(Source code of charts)
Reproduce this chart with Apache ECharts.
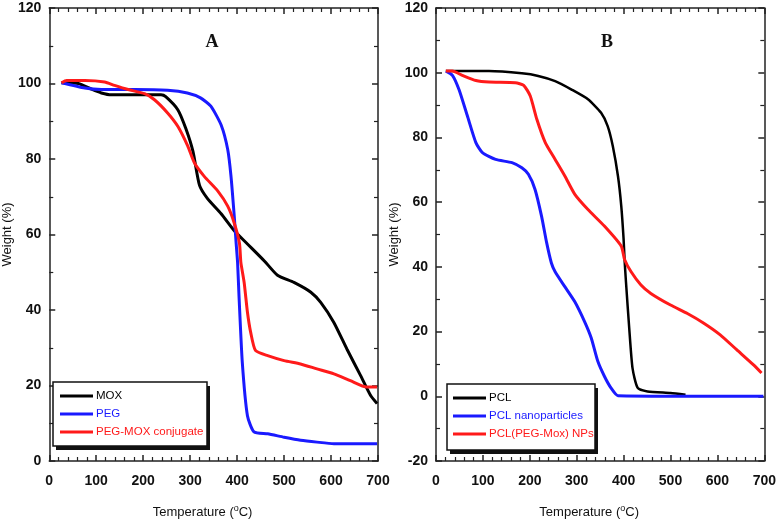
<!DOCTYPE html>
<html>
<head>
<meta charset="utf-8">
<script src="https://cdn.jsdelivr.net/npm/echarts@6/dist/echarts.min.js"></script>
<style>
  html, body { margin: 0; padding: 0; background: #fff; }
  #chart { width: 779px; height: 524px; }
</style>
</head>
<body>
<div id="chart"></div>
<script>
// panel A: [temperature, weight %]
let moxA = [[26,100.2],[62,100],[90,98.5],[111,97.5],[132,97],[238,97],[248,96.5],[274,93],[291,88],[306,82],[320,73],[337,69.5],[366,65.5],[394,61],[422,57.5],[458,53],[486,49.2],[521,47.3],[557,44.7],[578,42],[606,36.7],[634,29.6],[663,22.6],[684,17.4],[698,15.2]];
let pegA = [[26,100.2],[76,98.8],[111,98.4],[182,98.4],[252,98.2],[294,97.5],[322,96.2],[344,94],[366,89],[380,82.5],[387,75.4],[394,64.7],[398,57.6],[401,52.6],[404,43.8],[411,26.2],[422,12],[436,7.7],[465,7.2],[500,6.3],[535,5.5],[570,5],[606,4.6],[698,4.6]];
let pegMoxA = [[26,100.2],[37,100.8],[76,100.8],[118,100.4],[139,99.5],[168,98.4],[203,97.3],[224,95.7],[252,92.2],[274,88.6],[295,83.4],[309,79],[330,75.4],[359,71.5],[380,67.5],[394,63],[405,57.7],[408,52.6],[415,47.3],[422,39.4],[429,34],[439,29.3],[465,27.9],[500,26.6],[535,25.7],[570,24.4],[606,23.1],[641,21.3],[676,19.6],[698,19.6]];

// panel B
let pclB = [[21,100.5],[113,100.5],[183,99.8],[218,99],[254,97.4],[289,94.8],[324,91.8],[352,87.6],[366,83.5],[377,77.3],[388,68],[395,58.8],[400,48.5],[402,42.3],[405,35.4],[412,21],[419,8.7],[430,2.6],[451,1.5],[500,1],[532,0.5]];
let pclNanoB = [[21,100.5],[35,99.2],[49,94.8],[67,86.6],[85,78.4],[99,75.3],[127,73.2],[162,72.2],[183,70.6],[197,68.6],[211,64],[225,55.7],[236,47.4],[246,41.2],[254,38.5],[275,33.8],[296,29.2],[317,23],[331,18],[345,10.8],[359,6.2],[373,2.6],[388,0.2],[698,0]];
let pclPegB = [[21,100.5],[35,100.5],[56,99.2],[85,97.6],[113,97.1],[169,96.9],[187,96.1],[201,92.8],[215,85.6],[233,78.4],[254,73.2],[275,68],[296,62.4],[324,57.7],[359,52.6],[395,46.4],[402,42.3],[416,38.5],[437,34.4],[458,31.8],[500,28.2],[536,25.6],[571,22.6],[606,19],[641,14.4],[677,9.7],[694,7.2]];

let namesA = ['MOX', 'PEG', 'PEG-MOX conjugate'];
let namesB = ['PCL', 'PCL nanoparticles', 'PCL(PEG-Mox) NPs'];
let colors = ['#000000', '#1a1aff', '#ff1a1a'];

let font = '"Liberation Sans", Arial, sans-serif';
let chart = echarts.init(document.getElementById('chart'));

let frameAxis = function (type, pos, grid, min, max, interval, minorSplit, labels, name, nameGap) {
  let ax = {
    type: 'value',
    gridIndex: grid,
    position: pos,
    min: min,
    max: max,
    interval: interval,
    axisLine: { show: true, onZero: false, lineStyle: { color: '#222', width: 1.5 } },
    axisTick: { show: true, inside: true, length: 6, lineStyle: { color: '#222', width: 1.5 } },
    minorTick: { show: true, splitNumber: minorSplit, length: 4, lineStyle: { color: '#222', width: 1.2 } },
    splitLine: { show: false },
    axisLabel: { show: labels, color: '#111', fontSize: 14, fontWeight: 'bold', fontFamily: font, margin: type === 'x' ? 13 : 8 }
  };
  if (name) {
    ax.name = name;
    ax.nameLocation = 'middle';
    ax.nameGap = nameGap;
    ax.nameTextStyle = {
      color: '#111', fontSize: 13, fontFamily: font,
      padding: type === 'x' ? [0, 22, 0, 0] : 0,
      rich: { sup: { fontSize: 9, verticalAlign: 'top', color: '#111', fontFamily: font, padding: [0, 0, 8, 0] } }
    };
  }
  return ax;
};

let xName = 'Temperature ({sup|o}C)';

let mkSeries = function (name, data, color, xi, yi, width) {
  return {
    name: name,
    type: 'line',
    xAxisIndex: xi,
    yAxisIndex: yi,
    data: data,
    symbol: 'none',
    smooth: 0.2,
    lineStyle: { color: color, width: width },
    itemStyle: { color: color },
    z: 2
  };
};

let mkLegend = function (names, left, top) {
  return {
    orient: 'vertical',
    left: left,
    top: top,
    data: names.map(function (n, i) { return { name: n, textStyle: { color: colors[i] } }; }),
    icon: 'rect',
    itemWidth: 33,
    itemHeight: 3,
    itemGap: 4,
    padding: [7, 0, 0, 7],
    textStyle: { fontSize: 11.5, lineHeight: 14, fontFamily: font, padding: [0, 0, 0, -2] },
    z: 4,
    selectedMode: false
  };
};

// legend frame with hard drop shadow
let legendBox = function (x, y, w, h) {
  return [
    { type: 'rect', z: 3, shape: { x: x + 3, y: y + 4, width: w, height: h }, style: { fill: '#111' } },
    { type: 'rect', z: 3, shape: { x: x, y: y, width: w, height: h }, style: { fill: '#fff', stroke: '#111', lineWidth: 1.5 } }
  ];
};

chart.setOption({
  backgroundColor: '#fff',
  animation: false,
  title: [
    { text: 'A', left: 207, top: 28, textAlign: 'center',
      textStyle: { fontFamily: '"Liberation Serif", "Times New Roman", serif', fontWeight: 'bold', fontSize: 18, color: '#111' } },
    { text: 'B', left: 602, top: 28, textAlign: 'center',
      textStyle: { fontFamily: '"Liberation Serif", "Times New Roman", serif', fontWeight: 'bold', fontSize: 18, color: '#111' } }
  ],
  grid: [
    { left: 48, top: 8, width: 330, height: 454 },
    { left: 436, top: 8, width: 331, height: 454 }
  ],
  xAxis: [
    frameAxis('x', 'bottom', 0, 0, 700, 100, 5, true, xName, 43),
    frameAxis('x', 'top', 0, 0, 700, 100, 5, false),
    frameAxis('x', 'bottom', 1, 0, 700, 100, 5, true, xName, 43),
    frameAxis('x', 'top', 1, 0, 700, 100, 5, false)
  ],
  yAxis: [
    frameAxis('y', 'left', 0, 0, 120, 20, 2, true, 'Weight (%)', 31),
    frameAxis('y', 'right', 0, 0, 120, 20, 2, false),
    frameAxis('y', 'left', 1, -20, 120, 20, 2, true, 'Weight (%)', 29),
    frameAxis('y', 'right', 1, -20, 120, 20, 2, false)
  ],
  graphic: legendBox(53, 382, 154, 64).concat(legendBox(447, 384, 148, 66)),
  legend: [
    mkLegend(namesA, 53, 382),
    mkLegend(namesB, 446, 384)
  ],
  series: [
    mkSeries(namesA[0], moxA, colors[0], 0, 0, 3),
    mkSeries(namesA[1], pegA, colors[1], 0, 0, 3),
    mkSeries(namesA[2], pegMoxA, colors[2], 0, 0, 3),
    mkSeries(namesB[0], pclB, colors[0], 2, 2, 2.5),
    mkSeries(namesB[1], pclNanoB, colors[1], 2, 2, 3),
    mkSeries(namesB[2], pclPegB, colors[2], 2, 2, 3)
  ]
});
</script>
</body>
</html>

--

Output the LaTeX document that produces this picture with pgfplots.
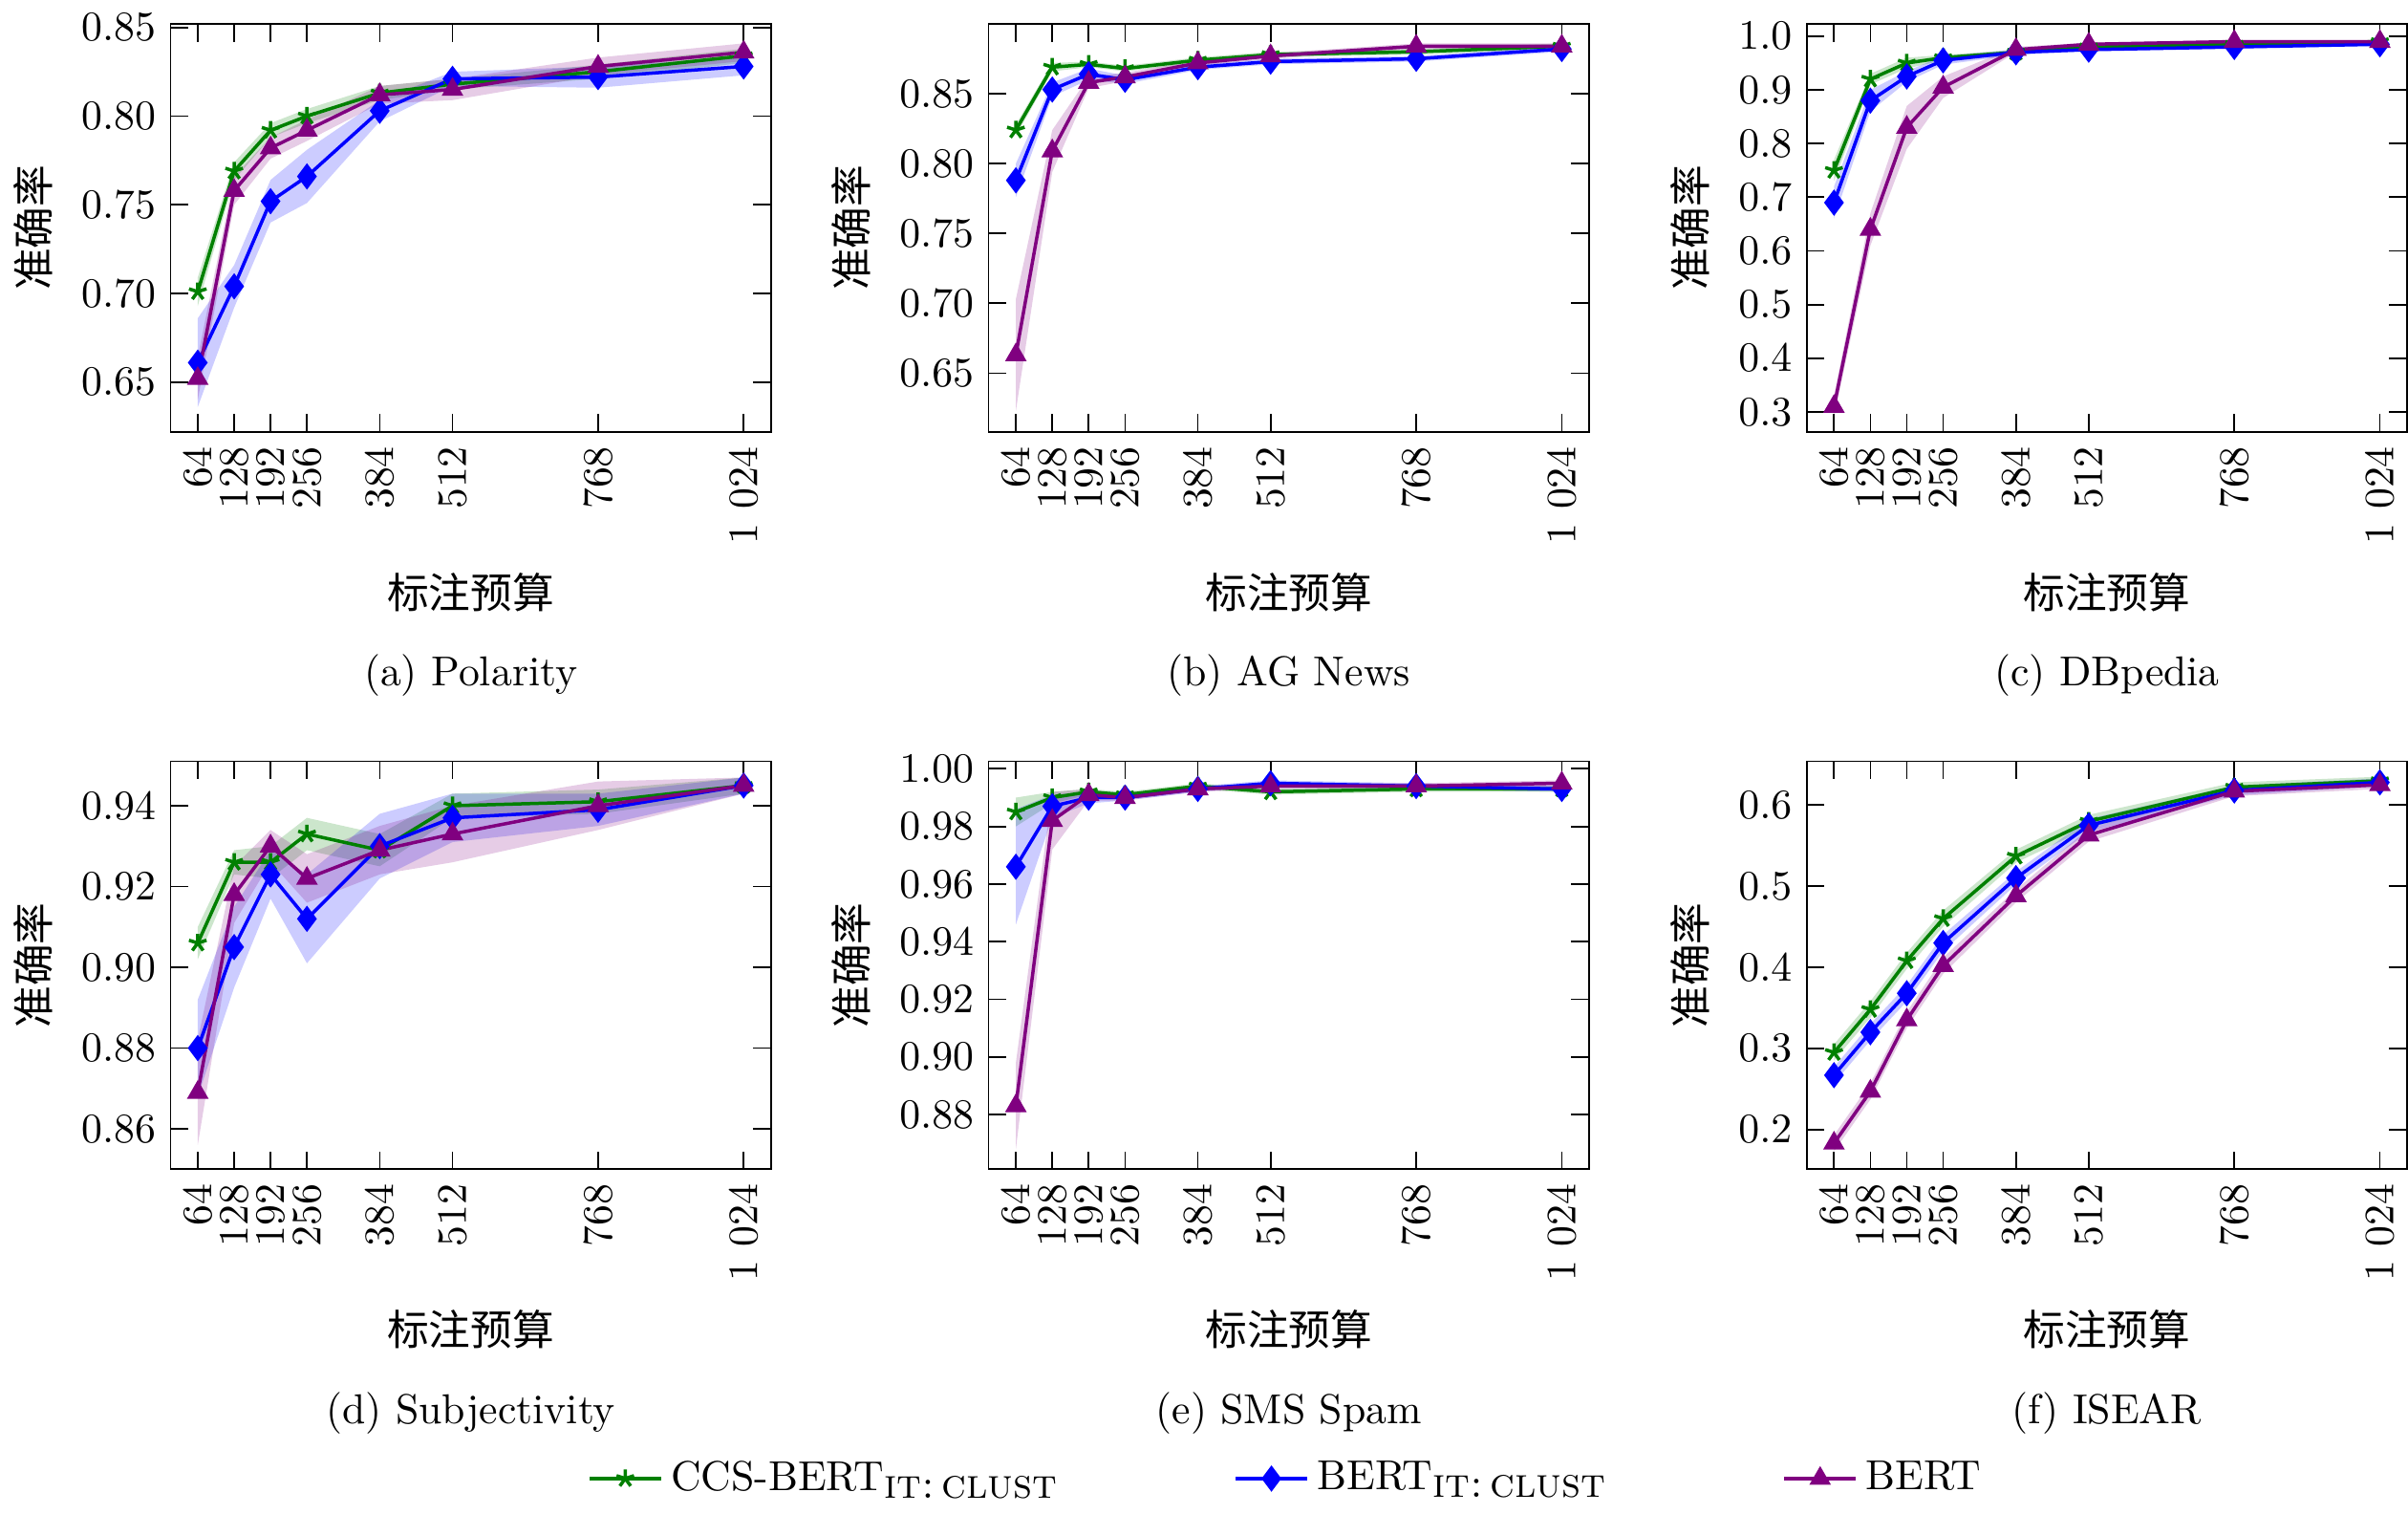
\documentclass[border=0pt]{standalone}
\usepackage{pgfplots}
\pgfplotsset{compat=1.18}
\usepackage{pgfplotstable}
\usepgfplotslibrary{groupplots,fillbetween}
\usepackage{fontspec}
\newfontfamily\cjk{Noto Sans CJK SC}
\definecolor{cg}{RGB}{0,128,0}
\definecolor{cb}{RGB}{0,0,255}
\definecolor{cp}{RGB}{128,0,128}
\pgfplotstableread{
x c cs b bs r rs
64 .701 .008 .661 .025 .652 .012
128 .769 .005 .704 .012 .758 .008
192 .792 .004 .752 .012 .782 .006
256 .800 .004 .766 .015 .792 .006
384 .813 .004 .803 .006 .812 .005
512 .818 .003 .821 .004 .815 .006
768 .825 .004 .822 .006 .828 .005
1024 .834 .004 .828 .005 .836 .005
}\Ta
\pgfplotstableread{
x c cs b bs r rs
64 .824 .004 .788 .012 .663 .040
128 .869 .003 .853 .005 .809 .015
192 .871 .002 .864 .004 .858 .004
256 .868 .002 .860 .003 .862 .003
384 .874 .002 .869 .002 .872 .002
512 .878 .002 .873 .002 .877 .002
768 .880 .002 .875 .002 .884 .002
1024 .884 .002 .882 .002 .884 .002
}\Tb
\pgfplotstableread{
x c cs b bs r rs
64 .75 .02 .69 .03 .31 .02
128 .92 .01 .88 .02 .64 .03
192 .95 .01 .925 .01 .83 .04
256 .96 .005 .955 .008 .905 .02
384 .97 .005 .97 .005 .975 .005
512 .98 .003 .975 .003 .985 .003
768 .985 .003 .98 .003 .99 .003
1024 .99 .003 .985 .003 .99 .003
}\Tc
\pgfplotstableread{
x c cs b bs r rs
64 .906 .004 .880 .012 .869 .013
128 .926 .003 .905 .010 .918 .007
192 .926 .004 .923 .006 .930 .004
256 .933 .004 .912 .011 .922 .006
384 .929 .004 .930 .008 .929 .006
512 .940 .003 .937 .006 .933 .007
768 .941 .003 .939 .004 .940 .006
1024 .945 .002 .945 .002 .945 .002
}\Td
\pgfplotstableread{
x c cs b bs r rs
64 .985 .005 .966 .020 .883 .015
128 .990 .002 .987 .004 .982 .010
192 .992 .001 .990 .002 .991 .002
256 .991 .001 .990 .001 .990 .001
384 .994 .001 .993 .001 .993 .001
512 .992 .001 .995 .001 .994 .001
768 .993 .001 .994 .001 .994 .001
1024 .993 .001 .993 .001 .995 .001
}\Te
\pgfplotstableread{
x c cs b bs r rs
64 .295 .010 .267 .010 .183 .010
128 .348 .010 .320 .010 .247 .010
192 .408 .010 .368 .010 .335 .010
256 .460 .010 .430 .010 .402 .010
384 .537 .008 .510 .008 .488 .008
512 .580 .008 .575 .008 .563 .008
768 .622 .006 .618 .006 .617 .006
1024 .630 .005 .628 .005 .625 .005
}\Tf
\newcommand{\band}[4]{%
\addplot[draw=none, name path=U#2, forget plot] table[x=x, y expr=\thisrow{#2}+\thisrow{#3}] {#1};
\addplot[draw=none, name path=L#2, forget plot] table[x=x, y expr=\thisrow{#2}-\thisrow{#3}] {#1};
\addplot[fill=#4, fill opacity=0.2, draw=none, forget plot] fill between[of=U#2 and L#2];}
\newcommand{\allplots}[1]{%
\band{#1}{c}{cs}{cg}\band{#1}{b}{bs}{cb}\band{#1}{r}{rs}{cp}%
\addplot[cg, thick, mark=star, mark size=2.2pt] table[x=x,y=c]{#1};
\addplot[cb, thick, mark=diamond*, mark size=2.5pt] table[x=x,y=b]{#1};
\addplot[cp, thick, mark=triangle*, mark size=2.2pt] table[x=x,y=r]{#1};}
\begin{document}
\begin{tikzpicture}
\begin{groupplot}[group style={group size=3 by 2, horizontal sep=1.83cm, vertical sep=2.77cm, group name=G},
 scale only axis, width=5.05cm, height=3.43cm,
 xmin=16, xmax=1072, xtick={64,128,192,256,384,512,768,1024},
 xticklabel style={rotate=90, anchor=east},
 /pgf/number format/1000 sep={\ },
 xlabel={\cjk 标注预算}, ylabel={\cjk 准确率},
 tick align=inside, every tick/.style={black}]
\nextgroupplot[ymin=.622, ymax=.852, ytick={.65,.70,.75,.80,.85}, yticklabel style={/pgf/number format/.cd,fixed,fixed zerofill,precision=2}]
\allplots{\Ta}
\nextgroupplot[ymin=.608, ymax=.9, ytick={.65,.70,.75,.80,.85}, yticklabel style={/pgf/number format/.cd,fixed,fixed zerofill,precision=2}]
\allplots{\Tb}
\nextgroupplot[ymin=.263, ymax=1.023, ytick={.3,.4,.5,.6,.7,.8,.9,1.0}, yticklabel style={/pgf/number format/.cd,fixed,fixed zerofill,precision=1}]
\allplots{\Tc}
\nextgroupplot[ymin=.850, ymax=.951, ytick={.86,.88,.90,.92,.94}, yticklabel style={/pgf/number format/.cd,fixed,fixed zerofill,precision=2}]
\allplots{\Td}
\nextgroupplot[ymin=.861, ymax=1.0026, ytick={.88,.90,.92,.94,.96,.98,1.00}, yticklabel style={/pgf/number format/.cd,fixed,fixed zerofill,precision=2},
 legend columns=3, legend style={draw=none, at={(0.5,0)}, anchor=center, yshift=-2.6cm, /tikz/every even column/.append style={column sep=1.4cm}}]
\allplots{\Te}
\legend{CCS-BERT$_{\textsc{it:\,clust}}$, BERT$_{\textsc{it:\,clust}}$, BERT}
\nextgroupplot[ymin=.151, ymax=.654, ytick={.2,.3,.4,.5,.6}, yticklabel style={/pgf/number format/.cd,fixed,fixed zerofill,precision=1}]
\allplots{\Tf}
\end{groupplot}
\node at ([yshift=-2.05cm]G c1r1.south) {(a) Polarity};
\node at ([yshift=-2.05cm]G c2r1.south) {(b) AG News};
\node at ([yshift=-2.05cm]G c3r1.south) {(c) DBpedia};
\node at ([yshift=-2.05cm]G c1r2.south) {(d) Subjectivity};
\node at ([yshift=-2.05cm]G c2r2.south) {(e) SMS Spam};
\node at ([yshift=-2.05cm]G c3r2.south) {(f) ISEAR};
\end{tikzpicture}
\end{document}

...

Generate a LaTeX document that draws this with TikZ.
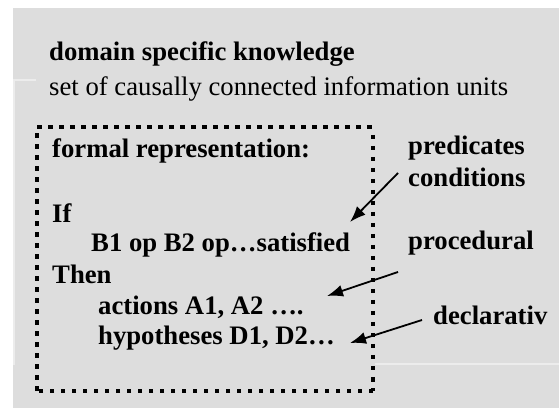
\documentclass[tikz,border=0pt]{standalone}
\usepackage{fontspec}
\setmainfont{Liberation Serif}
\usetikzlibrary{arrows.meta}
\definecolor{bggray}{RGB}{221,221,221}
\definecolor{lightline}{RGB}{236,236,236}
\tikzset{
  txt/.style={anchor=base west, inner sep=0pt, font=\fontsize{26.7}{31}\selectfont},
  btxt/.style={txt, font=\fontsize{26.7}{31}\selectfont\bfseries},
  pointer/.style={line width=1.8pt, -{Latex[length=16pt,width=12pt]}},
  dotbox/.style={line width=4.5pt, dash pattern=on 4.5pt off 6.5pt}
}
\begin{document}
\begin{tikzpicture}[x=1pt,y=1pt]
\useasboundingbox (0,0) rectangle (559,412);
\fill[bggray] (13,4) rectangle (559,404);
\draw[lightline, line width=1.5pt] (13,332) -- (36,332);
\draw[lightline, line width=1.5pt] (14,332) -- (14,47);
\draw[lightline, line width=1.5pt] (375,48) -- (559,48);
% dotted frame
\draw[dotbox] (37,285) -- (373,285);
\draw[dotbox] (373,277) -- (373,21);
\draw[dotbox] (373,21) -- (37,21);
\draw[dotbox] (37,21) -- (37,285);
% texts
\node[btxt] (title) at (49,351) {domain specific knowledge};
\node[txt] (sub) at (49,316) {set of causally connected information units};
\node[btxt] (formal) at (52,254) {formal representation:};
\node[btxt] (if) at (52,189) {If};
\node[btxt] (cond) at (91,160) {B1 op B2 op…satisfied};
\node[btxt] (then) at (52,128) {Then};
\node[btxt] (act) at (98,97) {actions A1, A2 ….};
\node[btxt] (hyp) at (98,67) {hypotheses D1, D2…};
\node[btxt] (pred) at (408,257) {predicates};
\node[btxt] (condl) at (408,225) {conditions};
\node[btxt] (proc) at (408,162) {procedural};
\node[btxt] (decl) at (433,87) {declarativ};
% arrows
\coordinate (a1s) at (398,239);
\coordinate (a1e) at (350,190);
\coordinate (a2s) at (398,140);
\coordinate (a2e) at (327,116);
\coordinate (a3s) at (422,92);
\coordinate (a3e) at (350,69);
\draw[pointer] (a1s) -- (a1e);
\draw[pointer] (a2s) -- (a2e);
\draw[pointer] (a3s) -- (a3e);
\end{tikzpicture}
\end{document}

**What you should do**
Pick out every line holding the string "with" and return it.

**Exercise response**
Reproduce this chart with Apache ECharts.
// legend frame with hard drop shadow
Output the LaTeX document that produces this picture with pgfplots.
Generate a LaTeX document that draws this with TikZ.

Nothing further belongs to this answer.